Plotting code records

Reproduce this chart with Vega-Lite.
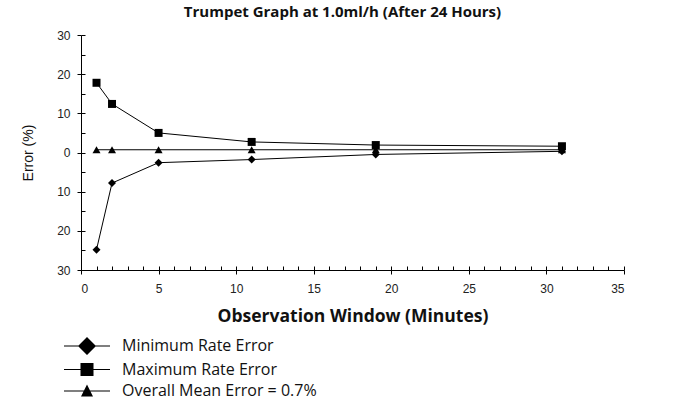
{
  "$schema": "https://vega.github.io/schema/vega-lite/v6.json",
  "autosize": {"type": "none"},
  "padding": {"left": 81, "top": 35, "right": 61, "bottom": 135},
  "width": 543,
  "height": 235,
  "background": "white",
  "title": {
    "text": "Trumpet Graph at 1.0ml/h (After 24 Hours)",
    "font": "Open Sans",
    "fontSize": 15,
    "fontWeight": "bold",
    "color": "#111",
    "anchor": "middle",
    "dx": -10,
    "offset": 9
  },
  "config": {
    "view": {"stroke": null},
    "axis": {
      "domainColor": "black",
      "tickColor": "black",
      "labelColor": "#222",
      "labelFont": "Liberation Sans",
      "labelFontSize": 12,
      "grid": false
    }
  },
  "data": {
    "values": [
      {"series": "Minimum Rate Error", "minutes": 1, "error": -24.8},
      {"series": "Minimum Rate Error", "minutes": 2, "error": -7.8},
      {"series": "Minimum Rate Error", "minutes": 5, "error": -2.6},
      {"series": "Minimum Rate Error", "minutes": 11, "error": -1.8},
      {"series": "Minimum Rate Error", "minutes": 19, "error": -0.5},
      {"series": "Minimum Rate Error", "minutes": 31, "error": 0.3},
      {"series": "Maximum Rate Error", "minutes": 1, "error": 17.8},
      {"series": "Maximum Rate Error", "minutes": 2, "error": 12.4},
      {"series": "Maximum Rate Error", "minutes": 5, "error": 5.0},
      {"series": "Maximum Rate Error", "minutes": 11, "error": 2.7},
      {"series": "Maximum Rate Error", "minutes": 19, "error": 1.9},
      {"series": "Maximum Rate Error", "minutes": 31, "error": 1.6},
      {"series": "Overall Mean Error = 0.7%", "minutes": 1, "error": 0.7},
      {"series": "Overall Mean Error = 0.7%", "minutes": 2, "error": 0.7},
      {"series": "Overall Mean Error = 0.7%", "minutes": 5, "error": 0.7},
      {"series": "Overall Mean Error = 0.7%", "minutes": 11, "error": 0.7},
      {"series": "Overall Mean Error = 0.7%", "minutes": 19, "error": 0.7},
      {"series": "Overall Mean Error = 0.7%", "minutes": 31, "error": 0.7}
    ]
  },
  "resolve": {"axis": {"x": "independent", "y": "independent"}, "scale": {"shape": "independent"}},
  "layer": [
    {
      "mark": {"type": "line", "color": "black", "strokeWidth": 1},
      "encoding": {
        "x": {
          "field": "minutes", "type": "quantitative",
          "scale": {"domain": [0, 35], "nice": false, "zero": false},
          "axis": {
            "orient": "bottom",
            "values": [0, 5, 10, 15, 20, 25, 30, 35],
            "tickSize": 4,
            "labelPadding": 9,
            "title": "Observation Window (Minutes)",
            "titleFont": "Open Sans",
            "titleFontSize": 17.5,
            "titleFontWeight": "bold",
            "titleColor": "#111",
            "titlePadding": 13
          }
        },
        "y": {
          "field": "error", "type": "quantitative",
          "scale": {"domain": [-30, 30], "nice": false, "zero": false},
          "axis": {
            "orient": "left",
            "values": [-30, -20, -10, 0, 10, 20, 30],
            "labelExpr": "abs(datum.value) + ''",
            "tickSize": 4,
            "labelPadding": 7,
            "title": "Error (%)",
            "titleFont": "Liberation Sans",
            "titleFontSize": 14,
            "titleFontWeight": "normal",
            "titleColor": "#111",
            "titlePadding": 21
          }
        },
        "detail": {"field": "series"}
      }
    },
    {
      "mark": {"type": "point", "filled": true, "color": "black", "opacity": 1, "size": 64},
      "encoding": {
        "x": {
          "field": "minutes", "type": "quantitative",
          "axis": {
            "orient": "bottom",
            "values": [0,1,2,3,4,5,6,7,8,9,10,11,12,13,14,15,16,17,18,19,20,21,22,23,24,25,26,27,28,29,30,31,32,33,34,35],
            "offset": -4,
            "tickSize": 4,
            "labels": false,
            "domain": false,
            "title": null
          }
        },
        "y": {
          "field": "error", "type": "quantitative",
          "axis": {
            "orient": "left",
            "values": [-30, -25, -20, -15, -10, -5, 0, 5, 10, 15, 20, 25, 30],
            "offset": -4,
            "tickSize": 4,
            "labels": false,
            "domain": false,
            "title": null
          }
        },
        "shape": {
          "field": "series", "type": "nominal",
          "scale": {
            "domain": ["Minimum Rate Error", "Maximum Rate Error", "Overall Mean Error = 0.7%"],
            "range": ["diamond", "square", "triangle-up"]
          },
          "legend": null
        }
      }
    },
    {
      "mark": {"type": "point", "filled": true, "color": "black", "opacity": 0, "size": 100},
      "encoding": {
        "x": {
          "field": "minutes", "type": "quantitative",
          "axis": {"orient": "bottom", "domain": false, "ticks": false, "labels": false, "title": null}
        },
        "y": {
          "field": "error", "type": "quantitative",
          "axis": {"orient": "left", "domain": false, "ticks": false, "labels": false, "title": null}
        },
        "shape": {
          "field": "series", "type": "nominal",
          "scale": {
            "domain": ["Minimum Rate Error", "Maximum Rate Error", "Overall Mean Error = 0.7%"],
            "range": [
              "M-4.6,-0.1H4.6V0.1H-4.6ZM-1.8,0L0,-1.8L1.8,0L0,1.8Z",
              "M-4.6,-0.1H4.6V0.1H-4.6ZM-1.3,-1.3H1.3V1.3H-1.3Z",
              "M-4.6,-0.1H4.6V0.1H-4.6ZM-1.2,1.1L0,-1.3L1.2,1.1Z"
            ]
          },
          "legend": {
            "orient": "none",
            "legendX": -2,
            "legendY": 303,
            "title": null,
            "padding": 0,
            "symbolSize": 100,
            "symbolOpacity": 1,
            "symbolFillColor": "black",
            "labelFont": "Open Sans",
            "labelFontSize": 16,
            "labelColor": "#111",
            "labelOffset": 27,
            "labelLimit": 0,
            "rowPadding": 1.5
          }
        }
      }
    }
  ]
}
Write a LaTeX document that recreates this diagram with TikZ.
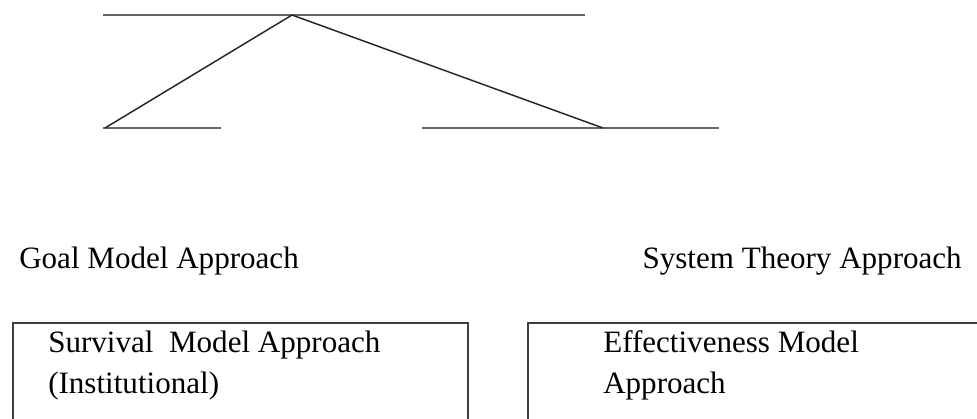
\documentclass[tikz,border=0pt]{standalone}
\usepackage{fontspec}
\setmainfont{Liberation Serif}
\usetikzlibrary{positioning}

\begin{document}
\begin{tikzpicture}[x=0.75pt, y=-0.75pt,
    every node/.style={font=\fontsize{23.3}{31.5}\selectfont, inner sep=0pt},
    bar/.style={draw=gray!80!black, line width=2pt},
    branch/.style={draw=black!85, line width=1.1pt},
    frame/.style={draw=black!75, line width=1.6pt, minimum height=90pt}]
  \useasboundingbox (0,0) rectangle (977,418);
  % tree of lines
  \coordinate (topL) at (103,15);
  \coordinate (apex) at (292,15);
  \coordinate (topR) at (585,15);
  \coordinate (leftA) at (103,128);
  \coordinate (leftfoot) at (105,128);
  \coordinate (leftB) at (221,128);
  \coordinate (rightA) at (422,128);
  \coordinate (rightfoot) at (603,128);
  \coordinate (rightB) at (719,128);
  \draw[bar] (topL) -- (topR);
  \draw[bar] (leftA) -- (leftB);
  \draw[bar] (rightA) -- (rightB);
  \draw[branch] (apex) -- (leftfoot);
  \draw[branch] (apex) -- (rightfoot);
  % approaches
  \node[anchor=base west] (goal) at (19,268) {Goal Model Approach};
  \node[anchor=base east] (system) at (962,268) {System Theory Approach};
  \node[frame, anchor=north west, minimum width=341.25pt] (survbox) at (12,322) {};
  \node[anchor=base west] (surv) at (48,352) {Survival\ \ Model Approach};
  \node[anchor=base west] (inst) at (48,393) {(Institutional)};
  \node[frame, anchor=north west, minimum width=352.5pt] (effbox) at (527,322) {};
  \node[anchor=base west] (eff) at (603,352) {Effectiveness Model};
  \node[anchor=base west] (effap) at (603,393) {Approach};
\end{tikzpicture}
\end{document}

● **WHAT YOU SHOULD DO**
Count the lines of the listing above that include the word "this" and state the total with nothing else.

● **OUTPUT OF THE TASK**
2